• _WHAT YOU NEED TO DO_:
Only the lines from the start of the data through the line with "const groupCenters = groupSpans.map((s, i)" belong in the copy. Restate them word for word, minus the pictures.
═══
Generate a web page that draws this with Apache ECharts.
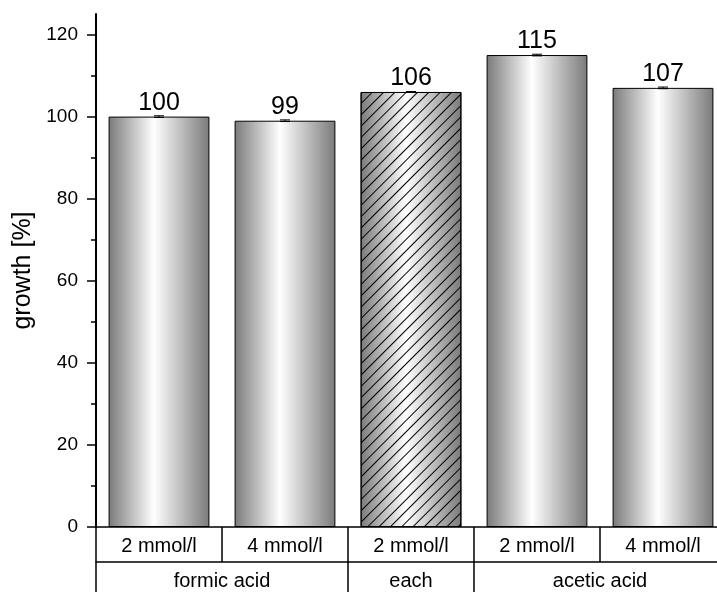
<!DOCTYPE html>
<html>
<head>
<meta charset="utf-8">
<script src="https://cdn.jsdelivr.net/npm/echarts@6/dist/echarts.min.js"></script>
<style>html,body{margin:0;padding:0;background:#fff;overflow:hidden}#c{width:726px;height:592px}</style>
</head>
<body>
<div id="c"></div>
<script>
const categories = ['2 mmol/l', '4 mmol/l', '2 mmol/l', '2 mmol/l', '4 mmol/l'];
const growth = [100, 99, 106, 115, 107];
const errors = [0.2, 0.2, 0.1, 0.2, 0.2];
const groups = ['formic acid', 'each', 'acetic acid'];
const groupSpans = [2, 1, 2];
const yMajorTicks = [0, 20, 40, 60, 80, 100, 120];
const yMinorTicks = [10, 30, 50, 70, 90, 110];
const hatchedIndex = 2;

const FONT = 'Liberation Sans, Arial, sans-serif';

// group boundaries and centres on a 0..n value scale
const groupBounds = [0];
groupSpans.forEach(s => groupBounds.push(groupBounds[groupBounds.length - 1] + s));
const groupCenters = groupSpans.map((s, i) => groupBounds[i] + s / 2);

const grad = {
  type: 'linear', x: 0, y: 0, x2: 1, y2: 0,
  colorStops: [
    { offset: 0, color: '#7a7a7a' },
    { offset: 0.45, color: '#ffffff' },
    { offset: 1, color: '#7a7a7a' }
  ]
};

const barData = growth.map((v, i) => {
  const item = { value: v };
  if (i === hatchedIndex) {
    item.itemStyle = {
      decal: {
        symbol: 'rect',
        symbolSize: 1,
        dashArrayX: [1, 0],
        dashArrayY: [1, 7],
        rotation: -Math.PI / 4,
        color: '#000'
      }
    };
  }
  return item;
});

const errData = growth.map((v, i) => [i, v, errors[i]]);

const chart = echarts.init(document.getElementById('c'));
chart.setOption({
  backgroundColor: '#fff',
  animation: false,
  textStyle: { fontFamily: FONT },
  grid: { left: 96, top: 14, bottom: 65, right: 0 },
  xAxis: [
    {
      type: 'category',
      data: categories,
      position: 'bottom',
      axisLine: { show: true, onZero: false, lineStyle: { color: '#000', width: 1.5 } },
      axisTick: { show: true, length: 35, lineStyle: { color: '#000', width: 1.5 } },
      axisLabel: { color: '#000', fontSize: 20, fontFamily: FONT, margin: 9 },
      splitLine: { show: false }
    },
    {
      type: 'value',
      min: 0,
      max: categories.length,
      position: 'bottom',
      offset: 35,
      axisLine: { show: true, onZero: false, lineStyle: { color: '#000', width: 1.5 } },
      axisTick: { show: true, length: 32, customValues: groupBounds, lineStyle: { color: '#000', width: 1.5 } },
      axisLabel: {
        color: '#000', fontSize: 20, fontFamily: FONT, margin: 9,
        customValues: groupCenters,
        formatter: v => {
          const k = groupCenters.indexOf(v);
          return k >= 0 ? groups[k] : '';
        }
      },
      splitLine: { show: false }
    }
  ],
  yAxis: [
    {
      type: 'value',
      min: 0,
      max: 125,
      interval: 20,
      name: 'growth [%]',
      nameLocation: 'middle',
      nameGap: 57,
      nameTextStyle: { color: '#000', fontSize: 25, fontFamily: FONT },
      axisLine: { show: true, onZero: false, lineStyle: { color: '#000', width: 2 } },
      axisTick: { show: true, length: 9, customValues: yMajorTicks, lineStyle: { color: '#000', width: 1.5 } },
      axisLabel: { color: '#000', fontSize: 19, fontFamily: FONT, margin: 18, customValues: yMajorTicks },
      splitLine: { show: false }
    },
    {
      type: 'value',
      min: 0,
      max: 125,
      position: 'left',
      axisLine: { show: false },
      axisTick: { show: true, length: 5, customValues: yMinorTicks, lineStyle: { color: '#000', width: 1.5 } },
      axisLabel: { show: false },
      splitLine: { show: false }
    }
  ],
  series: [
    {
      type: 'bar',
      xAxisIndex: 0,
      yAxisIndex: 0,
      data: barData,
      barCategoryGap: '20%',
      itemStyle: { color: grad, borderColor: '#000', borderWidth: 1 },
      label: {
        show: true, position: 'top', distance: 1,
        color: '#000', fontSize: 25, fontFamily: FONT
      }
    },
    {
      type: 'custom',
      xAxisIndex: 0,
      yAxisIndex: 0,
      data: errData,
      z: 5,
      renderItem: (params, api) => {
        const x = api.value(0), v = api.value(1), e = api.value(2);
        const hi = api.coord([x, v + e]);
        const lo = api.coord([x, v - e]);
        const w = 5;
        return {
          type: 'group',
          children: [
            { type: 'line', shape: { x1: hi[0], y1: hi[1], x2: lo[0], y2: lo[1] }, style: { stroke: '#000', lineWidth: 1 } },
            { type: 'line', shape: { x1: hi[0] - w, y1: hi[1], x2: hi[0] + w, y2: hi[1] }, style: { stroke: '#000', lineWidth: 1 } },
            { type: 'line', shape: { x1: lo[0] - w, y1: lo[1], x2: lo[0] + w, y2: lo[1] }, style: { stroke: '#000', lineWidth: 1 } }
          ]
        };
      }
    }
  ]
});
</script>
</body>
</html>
═══
• _THE SOLUTION_:
Generate a web page that draws this with Apache ECharts.
<!DOCTYPE html>
<html>
<head>
<meta charset="utf-8">
<script src="https://cdn.jsdelivr.net/npm/echarts@6/dist/echarts.min.js"></script>
<style>html,body{margin:0;padding:0;background:#fff;overflow:hidden}#c{width:726px;height:592px}</style>
</head>
<body>
<div id="c"></div>
<script>
const categories = ['2 mmol/l', '4 mmol/l', '2 mmol/l', '2 mmol/l', '4 mmol/l'];
const growth = [100, 99, 106, 115, 107];
const errors = [0.2, 0.2, 0.1, 0.2, 0.2];
const groups = ['formic acid', 'each', 'acetic acid'];
const groupSpans = [2, 1, 2];
const yMajorTicks = [0, 20, 40, 60, 80, 100, 120];
const yMinorTicks = [10, 30, 50, 70, 90, 110];
const hatchedIndex = 2;

const FONT = 'Liberation Sans, Arial, sans-serif';

// group boundaries and centres on a 0..n value scale
const groupBounds = [0];
groupSpans.forEach(s => groupBounds.push(groupBounds[groupBounds.length - 1] + s));
const groupCenters = groupSpans.map((s, i) => groupBounds[i] + s / 2);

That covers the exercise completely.